A bridge in Kentucky has been the first bridge in the nation to be repaired using hemp fiber. The project, led by the University of Kentucky aims to strengthen the state’s bridges.
The project was led by Issam Harik, an engineering professor, as part of a larger project to study how fiber-reinforced polymer composite fair in building construction and bridge repair.
The use of the hemp-infused material this time was in shoring up a pile on a bridge in northeastern Kentucky. The product is a wrap that goes around structural members of a bridge to reinforce them. This experiment is attempting to substitute hemp fibers for the standard carbon fiber in their material.
The rod panels and fabrics that the team has created are called “CatStrong” after the school’s mascot. The material comes in different strengths, with the strongest being able to resist 195,000 pounds per foot of width.
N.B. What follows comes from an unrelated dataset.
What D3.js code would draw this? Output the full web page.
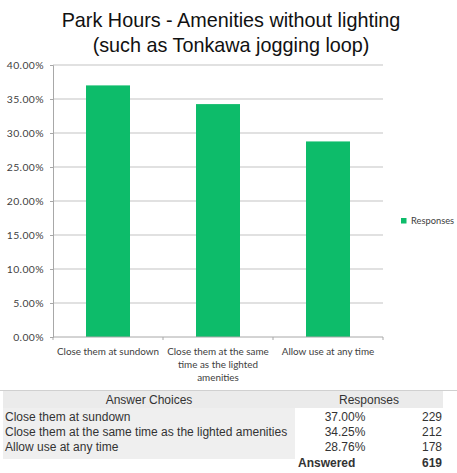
<!DOCTYPE html>
<html>
<head>
<meta charset="utf-8">
<script src="https://cdn.jsdelivr.net/npm/d3@7"></script>
<style>
  body { margin: 0; background: #fff; }
  svg { display: block; }
</style>
</head>
<body>
<svg id="chart"></svg>
<script>
// chart values
var categories = ["Close them at sundown", "Close them at the same time as the lighted amenities", "Allow use at any time"];
var percentages = [37.00, 34.25, 28.76];
var counts = [229, 212, 178];
var answered = 619;
var yTicks = [0, 5, 10, 15, 20, 25, 30, 35, 40];
var seriesName = "Responses";
var titleLines = ["Park Hours - Amenities without lighting", "(such as Tonkawa jogging loop)"];
var tableHeaders = ["Answer Choices", "Responses"];

var W = 457, H = 473;
var margin = {top: 65, left: 53, right: 74, bottom: 136};
var width = W - margin.left - margin.right,
    height = H - margin.top - margin.bottom;

var svg = d3.select("#chart").attr("width", W).attr("height", H);

var green = "#0dbc6a";
var labelFont = "Lato, 'Open Sans', sans-serif";
var tableFont = "'Liberation Sans', Arial, sans-serif";

// title
svg.append("g").selectAll("text")
  .data(titleLines)
  .enter().append("text")
  .attr("x", 231)
  .attr("y", function(d, i) { return 27 + i * 24.5; })
  .attr("text-anchor", "middle")
  .attr("font-family", tableFont)
  .attr("font-size", 19.8)
  .attr("fill", "#111")
  .text(function(d) { return d; });

var g = svg.append("g").attr("transform", "translate(" + margin.left + "," + margin.top + ")");

var x = d3.scaleBand().domain(categories).range([0, width]).paddingInner(0.6).paddingOuter(0.3);
var y = d3.scaleLinear().domain([0, 40]).range([height, 0]);

// gridlines
g.append("g").selectAll("line")
  .data(yTicks.filter(function(d) { return d > 0; }))
  .enter().append("line")
  .attr("x1", 0).attr("x2", width)
  .attr("y1", function(d) { return y(d); })
  .attr("y2", function(d) { return y(d); })
  .attr("stroke", "#c4c4c4")
  .attr("stroke-width", 1.2);

// y axis
var yAxis = g.append("g")
  .call(d3.axisLeft(y).tickValues(yTicks).tickSize(3).tickPadding(6)
    .tickFormat(function(d) { return d.toFixed(2) + "%"; }));
yAxis.selectAll("path, line").attr("stroke", "#a8a8a8");
yAxis.selectAll("text").attr("font-family", labelFont).attr("font-size", 10.4)
  .attr("letter-spacing", 0.4).attr("fill", "#404040");

// bars
g.append("g").selectAll("rect")
  .data(percentages)
  .enter().append("rect")
  .attr("x", function(d, i) { return x(categories[i]); })
  .attr("width", x.bandwidth())
  .attr("y", function(d) { return y(d); })
  .attr("height", function(d) { return height - y(d); })
  .attr("fill", green);

// x axis with ticks on band edges
var xAxis = g.append("g").attr("transform", "translate(0," + height + ")");
xAxis.append("line").attr("x1", 0).attr("x2", width).attr("stroke", "#a8a8a8");
xAxis.selectAll(".edge")
  .data(d3.range(categories.length + 1))
  .enter().append("line")
  .attr("class", "edge")
  .attr("x1", function(i) { return i * width / categories.length; })
  .attr("x2", function(i) { return i * width / categories.length; })
  .attr("y1", 0).attr("y2", 3)
  .attr("stroke", "#a8a8a8");

// wrapped category labels
xAxis.selectAll(".cat")
  .data(categories)
  .enter().append("text")
  .attr("class", "cat")
  .attr("x", function(d) { return x(d) + x.bandwidth() / 2; })
  .attr("y", 18)
  .attr("text-anchor", "middle")
  .attr("font-family", labelFont)
  .attr("font-size", 9.9)
  .attr("fill", "#404040")
  .each(function(d) {
    var text = d3.select(this), words = d.split(" "), line = [];
    var tspan = text.append("tspan").attr("x", text.attr("x")).attr("dy", 0);
    words.forEach(function(w) {
      line.push(w);
      tspan.text(line.join(" "));
      if (tspan.node().getComputedTextLength() > 112 && line.length > 1) {
        line.pop();
        tspan.text(line.join(" "));
        line = [w];
        tspan = text.append("tspan").attr("x", text.attr("x")).attr("dy", 13).text(w);
      }
    });
  });

// legend
var legend = svg.append("g").attr("transform", "translate(401,218)");
legend.append("rect").attr("width", 5.5).attr("height", 5.5).attr("fill", green);
legend.append("text").attr("x", 10).attr("y", 6)
  .attr("font-family", labelFont).attr("font-size", 9.3).attr("fill", "#404040")
  .text(seriesName);

// response table
var tbl = svg.append("g");
tbl.append("line").attr("x1", 0).attr("x2", W).attr("y1", 390.5).attr("y2", 390.5)
  .attr("stroke", "#d0d0d0");
tbl.append("rect").attr("x", 3).attr("y", 391).attr("width", 440).attr("height", 17).attr("fill", "#ebebeb");
tbl.append("rect").attr("x", 3).attr("y", 408).attr("width", 292).attr("height", 51).attr("fill", "#efefef");

var tsize = 12, tcolor = "#333";
tbl.append("text").attr("x", 149).attr("y", 404).attr("text-anchor", "middle")
  .attr("font-family", tableFont).attr("font-size", tsize).attr("fill", tcolor).text(tableHeaders[0]);
tbl.append("text").attr("x", 369).attr("y", 404).attr("text-anchor", "middle")
  .attr("font-family", tableFont).attr("font-size", tsize).attr("fill", tcolor).text(tableHeaders[1]);

var rowY = function(i) { return 421 + i * 15; };
var rows = tbl.selectAll(".row").data(categories).enter().append("g").attr("class", "row");
rows.append("text").attr("x", 5).attr("y", function(d, i) { return rowY(i); })
  .attr("font-family", tableFont).attr("font-size", tsize).attr("fill", tcolor)
  .text(function(d) { return d; });
rows.append("text").attr("x", 345).attr("y", function(d, i) { return rowY(i); })
  .attr("text-anchor", "middle")
  .attr("font-family", tableFont).attr("font-size", tsize).attr("fill", tcolor)
  .text(function(d, i) { return percentages[i].toFixed(2) + "%"; });
rows.append("text").attr("x", 442).attr("y", function(d, i) { return rowY(i); })
  .attr("text-anchor", "end")
  .attr("font-family", tableFont).attr("font-size", tsize).attr("fill", tcolor)
  .text(function(d, i) { return counts[i]; });

tbl.append("text").attr("x", 298).attr("y", rowY(3) + 1)
  .attr("font-family", tableFont).attr("font-size", tsize).attr("font-weight", "bold").attr("fill", tcolor)
  .text("Answered");
tbl.append("text").attr("x", 442).attr("y", rowY(3) + 1).attr("text-anchor", "end")
  .attr("font-family", tableFont).attr("font-size", tsize).attr("font-weight", "bold").attr("fill", tcolor)
  .text(answered);
</script>
</body>
</html>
“The CatStrong family of products were developed to meet the repair needs of bridges when no other products were available on the market that satisfy the retrofit requirements,”” Harik said. “”All CatStrong products are tested experimentally and/or via computer models in order to assess their strengths and limitations.””
According to Harik, the sections used were created in part by engineering students. While the professor is skeptical of hemp fibers being ideal components for bridges, he still carried on with the project. According to Harik, “”The limitations are low strength, incompatibility with existing resins, manufacturing processes, and it is seasonable. Some of the limitations can be overcome with ongoing and future research.””
While all of these properties make other materials better than hemp right now, he is still optimistic about using the fiber in construction.
In the future, his team is planning on looking at the use of plant-based resins. The hope is to create a wrap to shore up bridges that is 100% plant-based, biodegradable, flexible, lightweight, and reusable.